We can overcome our violent instincts, just as we overcome our other instincts. One of the most basic of these is the need to urinate. Animals do it wherever in general; some in a specific place for a time and others (like birds) wherever, whenever. Humans, however, 'hold it'; we use a socially agreed place and partition ourselves while we expose our organs. When put that way, stalls seem a bit silly.
Nonetheless, we continue to resist our instinctive reactions, be they to our detriment or our benefit. I'm thinking of two cases in my own life.
The first was when I met a man who ended up being very dishonest. I did what was right and gave him a chance as a friend, but in the end he deceived me and stole away the objects I am now left with only memories of.

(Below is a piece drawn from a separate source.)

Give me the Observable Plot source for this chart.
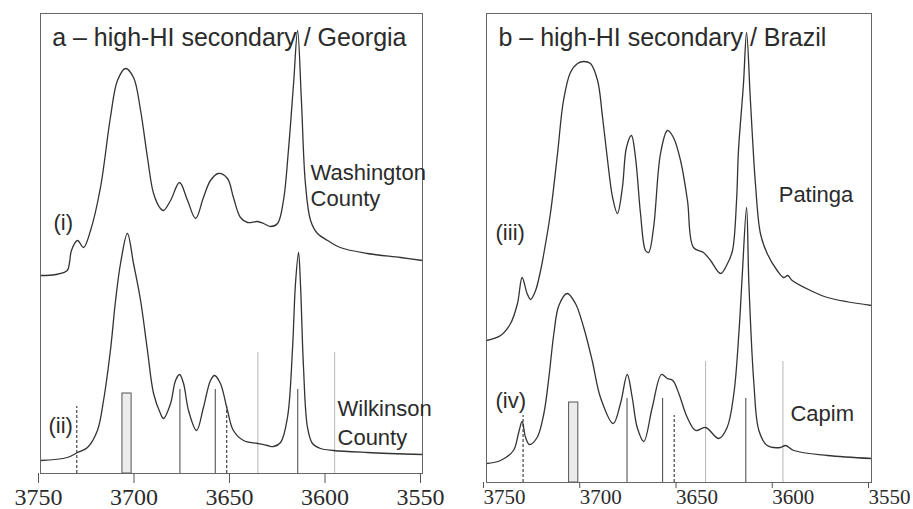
<!DOCTYPE html>
<html><head><meta charset="utf-8">
<script src="https://cdn.jsdelivr.net/npm/d3@7"></script>
<script src="https://cdn.jsdelivr.net/npm/@observablehq/plot@0.6"></script>
<style>
body{margin:0;background:#fff;}
#wrap{display:flex;width:913px;height:509px;overflow:hidden;background:#fff;}
#wrap svg{display:block;flex:none;}
</style></head><body><div id="wrap"></div>
<script>
// Wavenumber (cm-1) and offset absorbance (arbitrary units)
// (i) Washington County
const waveI = [3750, 3742, 3736, 3734.8, 3733.8, 3730.6, 3727.5, 3723.8, 3718.6, 3713.4, 3709.7, 3705.5, 3701.3, 3697.6, 3694.0, 3690.8, 3687.2, 3685.6, 3681.9, 3677.2, 3673.0, 3668.8, 3664.7, 3661.0, 3656.8, 3652.1, 3649.0, 3645.3, 3641.6, 3636.4, 3633.2, 3629.6, 3625.9, 3622.8, 3620.2, 3617.5, 3615.4, 3613.4, 3611.3, 3608.6, 3605.0, 3599.7, 3593.1, 3578.8, 3561.5, 3550];
const absI  = [1.98, 1.99, 2.03, 2.11, 2.23, 2.33, 2.26, 2.43, 2.86, 3.56, 3.93, 4.05, 3.96, 3.63, 3.16, 2.80, 2.65, 2.63, 2.73, 2.91, 2.73, 2.55, 2.76, 2.93, 3.00, 2.95, 2.76, 2.56, 2.51, 2.52, 2.50, 2.47, 2.50, 2.73, 3.23, 3.90, 4.43, 3.73, 2.90, 2.53, 2.40, 2.33, 2.26, 2.20, 2.16, 2.13];
// (ii) Wilkinson County
const waveII = [3750, 3736, 3730.6, 3725.4, 3720.2, 3717.0, 3713.4, 3710.7, 3708.1, 3704.5, 3701.3, 3697.6, 3694.0, 3690.8, 3687.2, 3685.6, 3681.9, 3679.3, 3677.2, 3675.1, 3672.5, 3668.3, 3664.7, 3661.0, 3658.9, 3655.8, 3652.1, 3649.0, 3643.7, 3636.4, 3631.2, 3628.0, 3624.3, 3620.7, 3618.1, 3616.5, 3614.9, 3613.9, 3612.3, 3610.2, 3607.6, 3603.4, 3596.6, 3578.8, 3550];
const absII  = [0.13, 0.16, 0.21, 0.26, 0.43, 0.73, 1.23, 1.73, 2.10, 2.40, 2.10, 1.73, 1.23, 0.80, 0.60, 0.55, 0.70, 0.93, 0.99, 0.90, 0.63, 0.43, 0.66, 0.93, 0.98, 0.90, 0.63, 0.43, 0.33, 0.30, 0.28, 0.27, 0.31, 0.56, 1.23, 1.90, 2.21, 1.90, 1.06, 0.46, 0.30, 0.25, 0.23, 0.21, 0.19];
// (iii) Patinga
const waveIII = [3750, 3742.7, 3737.5, 3733.9, 3731.5, 3728.9, 3727.1, 3724.5, 3721.9, 3720.4, 3716.8, 3713.1, 3710.0, 3706.4, 3702.7, 3699.6, 3696.0, 3692.3, 3689.7, 3687.1, 3684.5, 3682.0, 3679.4, 3677.3, 3674.7, 3672.6, 3670.0, 3667.4, 3665.8, 3663.2, 3659.6, 3656.0, 3652.9, 3649.2, 3645.6, 3642.5, 3637.3, 3633.6, 3628.4, 3624.8, 3622.2, 3620.1, 3619.1, 3616.5, 3614.9, 3612.9, 3610.3, 3607.7, 3604.2, 3599.0, 3595.6, 3593.5, 3591.2, 3581.7, 3572.9, 3550];
const absIII  = [1.42, 1.47, 1.59, 1.79, 2.05, 1.89, 1.83, 1.92, 2.12, 2.27, 2.69, 3.29, 3.82, 4.10, 4.19, 4.21, 4.19, 4.02, 3.65, 3.22, 2.85, 2.69, 2.95, 3.35, 3.47, 3.25, 2.69, 2.32, 2.30, 2.55, 3.29, 3.52, 3.45, 3.22, 2.82, 2.35, 2.30, 2.22, 2.09, 2.19, 2.32, 2.82, 3.32, 3.99, 4.50, 3.82, 2.99, 2.49, 2.29, 2.12, 2.05, 2.07, 2.02, 1.92, 1.85, 1.77];
// (iv) Capim
const waveIV = [3750, 3742.7, 3736.0, 3733.4, 3731.5, 3729.7, 3727.7, 3723.7, 3720.2, 3717.6, 3715.0, 3712.4, 3708.1, 3703.8, 3699.5, 3695.1, 3690.8, 3684.2, 3680.4, 3676.9, 3674.3, 3671.7, 3668.3, 3663.9, 3659.1, 3656.1, 3653.2, 3650.1, 3645.7, 3641.4, 3636.2, 3629.3, 3625.0, 3621.5, 3618.9, 3617.2, 3614.9, 3613.7, 3611.1, 3608.5, 3604.2, 3597.3, 3594.7, 3590.4, 3573.0, 3550];
const absIV  = [0.19, 0.22, 0.32, 0.49, 0.61, 0.45, 0.38, 0.45, 0.69, 1.05, 1.49, 1.77, 1.89, 1.79, 1.55, 1.22, 0.85, 0.59, 0.79, 1.08, 0.85, 0.55, 0.41, 0.75, 1.08, 1.04, 1.02, 0.89, 0.65, 0.52, 0.55, 0.44, 0.55, 0.89, 1.49, 2.05, 2.75, 1.99, 0.99, 0.52, 0.37, 0.35, 0.37, 0.32, 0.27, 0.24];

// Reference band positions (cm-1) and marker heights
const solidBands = [3677, 3658.5, 3615.3];
const dashedBands = [3731, 3652.5];
const greyBands = [3636.2, 3596];
const barBand = [3707.1, 3702.3];
const solidHeight = 0.84, dashedHeight = 0.67, greyHeight = 1.21, barHeight = 0.80;

const xTicks = [3750, 3700, 3650, 3600, 3550];

// Titles and labels
const titleA = "a – high-HI secondary / Georgia";
const titleB = "b – high-HI secondary / Brazil";
const labelsA = [
  {w: 3743.2, a: 2.51, t: "(i)"},
  {w: 3745.8, a: 0.48, t: "(ii)"},
  {w: 3608.6, a: 3.01, t: "Washington"},
  {w: 3608.6, a: 2.75, t: "County"},
  {w: 3594.5, a: 0.65, t: "Wilkinson"},
  {w: 3594.5, a: 0.36, t: "County"}
];
const labelsB = [
  {w: 3745.3, a: 2.50, t: "(iii)"},
  {w: 3745.3, a: 0.82, t: "(iv)"},
  {w: 3598.2, a: 2.88, t: "Patinga"},
  {w: 3592.1, a: 0.69, t: "Capim"}
];
const titlePosA = {w: 3743.9, a: 4.36};
const titlePosB = {w: 3743.8, a: 4.45};

const rows = (ws, as) => ws.map((w, i) => ({w, a: as[i]}));

function panel(o) {
  const ink = "#2b2b2b";
  return Plot.plot({
    width: o.width, height: 509,
    marginLeft: o.mL, marginRight: o.mR, marginTop: 13, marginBottom: o.mB,
    style: {fontFamily: "'Liberation Sans', Arial, sans-serif", background: "#fff", color: ink, overflow: "visible"},
    x: {domain: [3750, 3550], label: null},
    y: {domain: [0, o.yMax], axis: null},
    marks: [
      Plot.rect([barBand], {x1: d => d[0], x2: d => d[1], y1: 0, y2: barHeight, fill: "#ececec", stroke: "#555", strokeWidth: 1}),
      Plot.ruleX(greyBands, {x: d => d, y1: 0, y2: greyHeight, stroke: "#b0b0b0", strokeWidth: 0.9}),
      Plot.ruleX(solidBands, {x: d => d, y1: 0, y2: solidHeight, stroke: "#444", strokeWidth: 1}),
      Plot.ruleX(dashedBands, {x: d => d, y1: 0, y2: dashedHeight, stroke: "#333", strokeWidth: 1.1, strokeDasharray: "3,2"}),
      ...o.traces.map(t => Plot.line(t, {x: "w", y: "a", stroke: "#333", strokeWidth: 1.3, curve: "catmull-rom"})),
      Plot.frame({stroke: "#666", strokeWidth: 1}),
      Plot.axisX({ticks: xTicks, tickFormat: d => String(d), tickSize: o.tickSize, tickPadding: o.tickPadding, label: null,
        fontFamily: "'Liberation Serif', 'Times New Roman', serif", fontSize: o.tickFont, textAnchor: o.anchor, dx: o.dx, stroke: "#555"}),
      Plot.text([o.titlePos], {x: "w", y: "a", text: () => o.title, textAnchor: "start", lineAnchor: "middle", fontSize: 25, fill: ink}),
      Plot.text(o.labels, {x: "w", y: "a", text: "t", textAnchor: "start", lineAnchor: "middle", fontSize: 22, fill: ink})
    ]
  });
}

const wrap = document.getElementById("wrap");
wrap.append(panel({
  width: 460, mL: 40, mR: 38, mB: 36, yMax: 4.6,
  traces: [rows(waveI, absI), rows(waveII, absII)],
  tickSize: 10, tickPadding: 4, tickFont: 24, anchor: "middle", dx: -2,
  title: titleA, titlePos: titlePosA, labels: labelsA
}));
wrap.append(panel({
  width: 453, mL: 26, mR: 42, mB: 27, yMax: 4.69,
  traces: [rows(waveIII, absIII), rows(waveIV, absIV)],
  tickSize: 6, tickPadding: 1, tickFont: 21, anchor: "start", dx: -3,
  title: titleB, titlePos: titlePosB, labels: labelsB
}));
</script>
</body></html>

And this from a person I had opened my home to for a time.
I instinctively knew it was a bad idea, and yet I let him stay there. I resisted my instinct because I knew his circumstances, which were real and visible, and it was to my detriment. In the end, I knew it was all lies.
Another time, when I was much younger, my father was walking down the street with me after a very heavy ice storm. The storm was the worst fall of ice I've ever seen in one evening.
The storm is on record; it was the night of New Year's Eve, 1984-1985. Southwest Michigan experienced an amazing amount of ice. Many, many thousands of people were without power for weeks because it was so damn dangerous to do anything about it until the ice melted.
We were walking down our street admiring the incredible beauty of the ice covering every object in sight in the morning light. I can't begin to describe it.
I didn't hear a sound, but I was looking at the morning sun to the right. Since I wasn't looking up, I wasn't aware of all the big limbs above us. I really should have thought of that, in retrospect, but I'd never seen anything so beautiful in my life (and I mean that. If you've never seen it, when you do, it renders you speechless. Really.), and so I wasn't paying attention to much but the play of the light through the ice and the utter quiet of everything around us. I did hear limbs groaning, but continued walking.
My father slammed his hand down on my shoulder and pulled me back. From nowhere a limb the length of a mobile home and well over a foot thick crashed to the ground not thirty-five feet in front of us.
My father's instinct was to protect his child- me. If we had kept walking, we might have gotten hit with something. If we had move faster from the beginning, and had my father been fearlessly reckless rather than fearfully cautious, we could have been killed. In that case, obeying instinct (ice covering everything = Bad Thing, Stay Home) was the correct thing to do.
We can overcome our instincts to destroy ourselves. We simply need to use our heads in a way that balances our hearts.